You mentioned in a comment. So it shouldn't be too difficult to approximate what you want. In fact, you are almost there yourself. It can look like this:

#define ROWS 65
void init(int columns, float array[static ROWS][columns])
{

}

Now array is of a variably modified type, and columns is user defined. static ROWS means callers must pass in an array of at least 65 rows, or undefined behavior will ensue. That's pretty much as close to forcing them to pass 65 as you can.

4 Comments

Actually the static keyword here does nothing in practice, since the array will get adjusted to an array pointer before arguments are checked.
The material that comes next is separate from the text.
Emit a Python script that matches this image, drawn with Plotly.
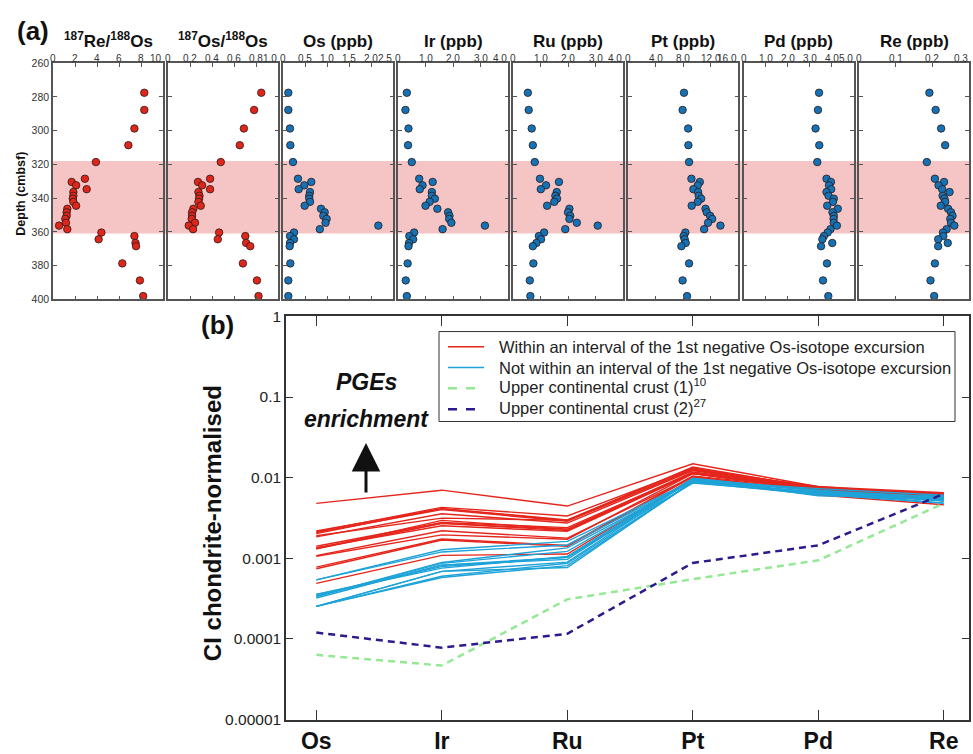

To achieve some manner of increased type safety, neither your solution nor mine will do, but one has to make the parameter float (*array)[rows][columns].
@Lundin - I have seen instances of Clang warning about improper arrays sizes when static is used, though for the life of me I can't recall the exact compiler switch. There is also the idiom of using [static 1] to better signal no null check will be perform, but YMMV. float (*array)[rows][columns] is just uncomfortable on the caller. I personally think the OP may want to avoid that if they are writing a library. But for sure, that's the way to go to force the type checking.
I suppose it isn't really specified when exactly the "array adjustment" of function parameters takes place. In gcc, static is completely superfluous unless used on one of the dimensions to the right, that don't get adjusted. It always seemed like a superfluous feature to me, much like [*] in function declarations.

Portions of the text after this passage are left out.